72 Seasons is 77 minutes of some of Metallica’s best music


As of the time of this article being published, Metallica’s 72 Seasons has already been released to the public. However, as of me writing this article, it is still a day before release. 

I was fortunate enough to attend an early premier of the entire album a day before release in theaters. I want to give you my immediate thoughts and reaction to the album before most people hear it. 

People always want to know the answer to this question: “Is it better than the last album?” I would like to think so in this case. 

While 2016’s Hardwired…To Self Destruct was a fine performance by Metallica, there are a few songs on it that are generally considered to be skippable by the fan base and it was nowhere near the caliber of some of their earlier works like Master of Puppets. 

72 seasons feels much more focused as an album, and it feels like it tries to just have good songs rather than trying to have tunnel vision on a certain concept or theme. 

From front to back, 72 Seasons is just blisteringly fast heavy metal and hard rock, and is, in my opinion, Metallica’s best performance since 2008’s Death Magnetic. 

There are 12 tracks on this album and none of them are lacking in attitude or style, despite each member of the band approaching their 60’s.  

Each song on this album stands on its own as a great listening experience, and most of them could likely have been chosen as singles if the band wanted. It is likely that the singles that were released were chosen at random because of just how good each song is.  

The first single released, “Lux Æterna,” is a blisteringly fast thrash metal track that is very reminiscent of the band’s sound from their first two albums.

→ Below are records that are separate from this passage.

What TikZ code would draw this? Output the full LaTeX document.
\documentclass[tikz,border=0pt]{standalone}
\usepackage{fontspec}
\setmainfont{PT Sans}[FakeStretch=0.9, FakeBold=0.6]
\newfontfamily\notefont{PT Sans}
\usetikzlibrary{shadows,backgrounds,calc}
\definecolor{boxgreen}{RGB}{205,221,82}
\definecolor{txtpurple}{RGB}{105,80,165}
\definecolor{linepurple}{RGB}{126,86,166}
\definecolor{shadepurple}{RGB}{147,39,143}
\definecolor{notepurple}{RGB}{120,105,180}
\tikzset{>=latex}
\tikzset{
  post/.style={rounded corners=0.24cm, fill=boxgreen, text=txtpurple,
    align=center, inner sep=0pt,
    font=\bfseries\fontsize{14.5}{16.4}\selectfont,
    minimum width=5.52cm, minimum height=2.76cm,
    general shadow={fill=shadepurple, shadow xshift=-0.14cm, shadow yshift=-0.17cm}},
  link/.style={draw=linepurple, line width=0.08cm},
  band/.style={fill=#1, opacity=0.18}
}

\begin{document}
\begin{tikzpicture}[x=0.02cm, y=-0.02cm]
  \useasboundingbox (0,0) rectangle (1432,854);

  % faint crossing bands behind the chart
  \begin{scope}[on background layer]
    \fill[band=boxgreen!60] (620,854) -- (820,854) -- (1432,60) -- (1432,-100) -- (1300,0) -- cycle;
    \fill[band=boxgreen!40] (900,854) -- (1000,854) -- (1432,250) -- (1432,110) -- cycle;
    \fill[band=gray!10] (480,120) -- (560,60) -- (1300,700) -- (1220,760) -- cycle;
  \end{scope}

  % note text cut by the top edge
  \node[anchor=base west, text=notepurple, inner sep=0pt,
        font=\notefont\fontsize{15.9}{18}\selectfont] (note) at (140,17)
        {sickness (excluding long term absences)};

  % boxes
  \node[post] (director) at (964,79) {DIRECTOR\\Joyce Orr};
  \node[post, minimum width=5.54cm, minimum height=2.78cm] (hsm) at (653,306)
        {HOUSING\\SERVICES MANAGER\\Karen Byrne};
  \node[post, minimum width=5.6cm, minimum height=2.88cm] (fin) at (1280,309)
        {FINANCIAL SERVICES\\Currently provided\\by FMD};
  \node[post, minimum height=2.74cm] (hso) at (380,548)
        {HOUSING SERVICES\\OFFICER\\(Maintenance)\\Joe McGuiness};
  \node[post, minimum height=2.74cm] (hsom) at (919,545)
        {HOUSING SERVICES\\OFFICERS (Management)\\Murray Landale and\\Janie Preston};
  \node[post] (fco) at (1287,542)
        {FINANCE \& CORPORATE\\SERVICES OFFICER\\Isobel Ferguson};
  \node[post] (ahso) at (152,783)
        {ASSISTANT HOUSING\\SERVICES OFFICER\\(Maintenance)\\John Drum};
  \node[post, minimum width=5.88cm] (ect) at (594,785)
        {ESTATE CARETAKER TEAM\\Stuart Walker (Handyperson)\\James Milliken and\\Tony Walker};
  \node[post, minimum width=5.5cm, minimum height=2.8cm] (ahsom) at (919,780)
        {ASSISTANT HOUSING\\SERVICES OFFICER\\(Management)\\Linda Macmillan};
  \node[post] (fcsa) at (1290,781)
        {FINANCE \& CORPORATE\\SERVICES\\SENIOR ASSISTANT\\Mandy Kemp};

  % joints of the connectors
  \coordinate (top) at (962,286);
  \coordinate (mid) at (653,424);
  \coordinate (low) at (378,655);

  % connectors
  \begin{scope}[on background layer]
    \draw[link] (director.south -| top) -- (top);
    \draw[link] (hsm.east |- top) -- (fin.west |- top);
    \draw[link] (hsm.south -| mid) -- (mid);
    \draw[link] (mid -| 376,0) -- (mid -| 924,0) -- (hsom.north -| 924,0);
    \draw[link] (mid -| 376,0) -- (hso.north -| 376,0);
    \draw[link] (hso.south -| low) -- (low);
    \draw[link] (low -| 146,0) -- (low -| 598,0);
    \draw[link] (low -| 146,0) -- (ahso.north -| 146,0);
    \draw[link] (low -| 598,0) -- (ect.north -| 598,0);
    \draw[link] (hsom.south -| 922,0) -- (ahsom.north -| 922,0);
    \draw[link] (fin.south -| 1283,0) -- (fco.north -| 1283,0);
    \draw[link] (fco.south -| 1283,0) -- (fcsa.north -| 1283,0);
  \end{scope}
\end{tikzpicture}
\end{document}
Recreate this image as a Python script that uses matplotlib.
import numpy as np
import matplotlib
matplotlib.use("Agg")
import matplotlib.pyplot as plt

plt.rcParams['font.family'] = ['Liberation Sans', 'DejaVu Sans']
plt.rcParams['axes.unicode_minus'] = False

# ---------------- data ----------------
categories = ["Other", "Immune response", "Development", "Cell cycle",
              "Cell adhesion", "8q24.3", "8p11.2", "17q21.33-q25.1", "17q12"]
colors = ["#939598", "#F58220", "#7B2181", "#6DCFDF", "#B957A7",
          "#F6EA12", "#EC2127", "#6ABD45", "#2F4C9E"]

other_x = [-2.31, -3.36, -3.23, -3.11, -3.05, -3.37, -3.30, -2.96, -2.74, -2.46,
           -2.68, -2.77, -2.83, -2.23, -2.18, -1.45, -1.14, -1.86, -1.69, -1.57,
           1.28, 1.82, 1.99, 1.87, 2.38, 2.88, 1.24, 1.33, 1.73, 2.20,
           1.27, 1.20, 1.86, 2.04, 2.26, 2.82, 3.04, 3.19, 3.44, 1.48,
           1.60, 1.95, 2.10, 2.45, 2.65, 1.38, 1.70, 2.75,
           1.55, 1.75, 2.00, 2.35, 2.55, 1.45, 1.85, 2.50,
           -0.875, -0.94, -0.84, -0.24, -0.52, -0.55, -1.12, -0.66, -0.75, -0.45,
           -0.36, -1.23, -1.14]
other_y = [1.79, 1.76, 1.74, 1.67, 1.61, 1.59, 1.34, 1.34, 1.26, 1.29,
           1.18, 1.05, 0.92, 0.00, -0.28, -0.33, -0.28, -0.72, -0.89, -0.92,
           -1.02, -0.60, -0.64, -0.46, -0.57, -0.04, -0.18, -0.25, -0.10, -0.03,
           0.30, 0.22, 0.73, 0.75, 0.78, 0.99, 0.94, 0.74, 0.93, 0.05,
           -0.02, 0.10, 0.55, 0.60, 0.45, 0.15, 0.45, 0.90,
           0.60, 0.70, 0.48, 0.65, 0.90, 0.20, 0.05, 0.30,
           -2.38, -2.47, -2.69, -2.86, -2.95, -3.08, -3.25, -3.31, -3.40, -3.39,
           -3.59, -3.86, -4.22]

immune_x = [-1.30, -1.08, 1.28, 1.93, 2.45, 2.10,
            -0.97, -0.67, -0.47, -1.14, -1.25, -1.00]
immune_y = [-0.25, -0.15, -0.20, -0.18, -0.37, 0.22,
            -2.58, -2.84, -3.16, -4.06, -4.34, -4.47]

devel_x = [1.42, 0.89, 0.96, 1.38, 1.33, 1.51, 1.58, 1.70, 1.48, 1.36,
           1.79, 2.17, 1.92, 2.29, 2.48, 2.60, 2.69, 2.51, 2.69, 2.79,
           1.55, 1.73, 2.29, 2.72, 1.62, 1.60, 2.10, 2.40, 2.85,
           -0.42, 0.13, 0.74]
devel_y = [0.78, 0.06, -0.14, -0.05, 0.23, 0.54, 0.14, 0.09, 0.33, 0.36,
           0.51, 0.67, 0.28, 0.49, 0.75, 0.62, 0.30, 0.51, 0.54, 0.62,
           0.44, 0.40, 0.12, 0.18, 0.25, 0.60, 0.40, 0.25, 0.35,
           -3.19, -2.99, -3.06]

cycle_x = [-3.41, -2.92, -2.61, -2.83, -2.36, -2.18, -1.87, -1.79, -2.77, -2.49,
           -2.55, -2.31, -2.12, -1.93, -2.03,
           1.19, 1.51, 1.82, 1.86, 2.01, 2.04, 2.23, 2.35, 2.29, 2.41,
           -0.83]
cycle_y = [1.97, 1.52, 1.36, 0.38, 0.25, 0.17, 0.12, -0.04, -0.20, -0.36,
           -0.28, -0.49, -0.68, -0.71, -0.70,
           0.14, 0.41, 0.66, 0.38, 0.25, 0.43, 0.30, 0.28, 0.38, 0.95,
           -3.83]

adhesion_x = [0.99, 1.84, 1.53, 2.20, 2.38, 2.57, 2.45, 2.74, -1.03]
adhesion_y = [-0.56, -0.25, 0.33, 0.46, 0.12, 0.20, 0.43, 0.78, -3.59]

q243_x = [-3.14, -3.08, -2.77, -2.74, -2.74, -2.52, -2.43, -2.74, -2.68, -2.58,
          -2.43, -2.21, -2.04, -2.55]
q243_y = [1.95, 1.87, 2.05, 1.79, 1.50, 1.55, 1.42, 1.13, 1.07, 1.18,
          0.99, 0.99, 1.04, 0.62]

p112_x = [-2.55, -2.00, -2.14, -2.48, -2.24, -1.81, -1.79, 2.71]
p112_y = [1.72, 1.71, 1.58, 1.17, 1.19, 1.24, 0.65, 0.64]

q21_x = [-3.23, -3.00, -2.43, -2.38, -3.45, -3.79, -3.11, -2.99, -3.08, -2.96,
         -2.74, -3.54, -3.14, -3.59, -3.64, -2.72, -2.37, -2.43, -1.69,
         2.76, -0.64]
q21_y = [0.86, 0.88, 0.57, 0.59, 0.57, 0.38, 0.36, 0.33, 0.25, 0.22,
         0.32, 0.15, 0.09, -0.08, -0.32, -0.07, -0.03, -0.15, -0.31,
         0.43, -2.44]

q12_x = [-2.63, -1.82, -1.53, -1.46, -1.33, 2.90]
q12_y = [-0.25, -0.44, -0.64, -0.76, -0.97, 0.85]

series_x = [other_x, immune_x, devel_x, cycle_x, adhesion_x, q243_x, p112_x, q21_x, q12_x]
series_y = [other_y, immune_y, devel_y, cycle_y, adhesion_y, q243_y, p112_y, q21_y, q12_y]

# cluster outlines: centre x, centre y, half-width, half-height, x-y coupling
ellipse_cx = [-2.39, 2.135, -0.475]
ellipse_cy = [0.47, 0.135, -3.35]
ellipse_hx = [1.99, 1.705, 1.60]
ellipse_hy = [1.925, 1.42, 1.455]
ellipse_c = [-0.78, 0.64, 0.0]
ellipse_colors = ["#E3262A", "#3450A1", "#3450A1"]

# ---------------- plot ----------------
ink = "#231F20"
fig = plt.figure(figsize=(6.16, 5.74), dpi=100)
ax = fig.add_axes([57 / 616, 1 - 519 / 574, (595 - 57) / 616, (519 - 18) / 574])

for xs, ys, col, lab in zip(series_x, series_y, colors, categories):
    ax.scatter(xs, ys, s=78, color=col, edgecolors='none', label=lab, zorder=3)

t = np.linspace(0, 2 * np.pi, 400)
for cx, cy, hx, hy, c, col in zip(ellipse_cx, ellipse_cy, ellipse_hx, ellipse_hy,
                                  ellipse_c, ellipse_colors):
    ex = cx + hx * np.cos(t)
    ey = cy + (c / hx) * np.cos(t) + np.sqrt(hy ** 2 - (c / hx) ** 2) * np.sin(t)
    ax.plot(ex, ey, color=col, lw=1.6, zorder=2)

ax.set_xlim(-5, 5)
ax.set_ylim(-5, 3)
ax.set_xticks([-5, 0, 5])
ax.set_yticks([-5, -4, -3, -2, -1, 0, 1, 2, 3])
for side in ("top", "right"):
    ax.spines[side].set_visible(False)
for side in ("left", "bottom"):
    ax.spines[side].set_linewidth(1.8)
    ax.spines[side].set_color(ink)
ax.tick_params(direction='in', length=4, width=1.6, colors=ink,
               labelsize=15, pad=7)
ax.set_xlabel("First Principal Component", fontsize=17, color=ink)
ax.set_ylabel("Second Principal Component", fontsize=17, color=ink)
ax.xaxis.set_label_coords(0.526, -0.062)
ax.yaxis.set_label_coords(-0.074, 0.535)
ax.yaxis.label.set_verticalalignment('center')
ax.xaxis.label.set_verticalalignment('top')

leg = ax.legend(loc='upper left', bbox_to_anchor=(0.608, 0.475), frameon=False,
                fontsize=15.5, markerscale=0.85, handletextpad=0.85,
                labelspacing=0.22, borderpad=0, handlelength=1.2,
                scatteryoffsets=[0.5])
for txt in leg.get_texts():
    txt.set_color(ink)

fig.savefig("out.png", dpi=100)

It’s a headbanger from front to back.  

The title track, “72 Seasons,” is a lengthy but fast paced hard rock track that will keep your attention all the way through its high-flying lyrics and riffs.  

The second track on the album, “Shadows Follow,” was not released as a single, which is very strange considering how good it is. Despite it being over six minutes in length, it is one of the fastest and most aggressive tracks on the album that stood out as my personal favorite.  

If you prefer 90s era Metallica in the same vein as “Sad But True,” then the song “Crown of Barbed Wire” is for you. Its chugging and low tuned riffs will hit your ears like a right hook to the face.  

If you’re more of a fan of some of the softer Metallica tracks like “Nothing Else Matters” or “The Unforgiven,” you are still in luck. The closer track on this album, “Inamorata,” is possibly the most melodic Metallica song to date. 

In its eleven-minute runtime, the longest Metallica song so far, James Hetfield and Kirk Hammet produce possibly their most beautiful harmonies in any song they’ve ever written. The second solo in this track is very reminiscent of the hauntingly beautiful “My Friend of Misery” from their 1991 self-titled album.  

Other standout tracks on this album include: “Screaming Suicide,” “You Must Burn!,” “Chasing Light,” “If Darkness Had a Son,” and “Too Far Gone?”.  

From front to back, 72 Seasons is an intense, emotional, and overall fun listen. There won’t be a single minute on this LP that will leave you bored, and by the time you finish, you’ll probably just be wanting to hear more.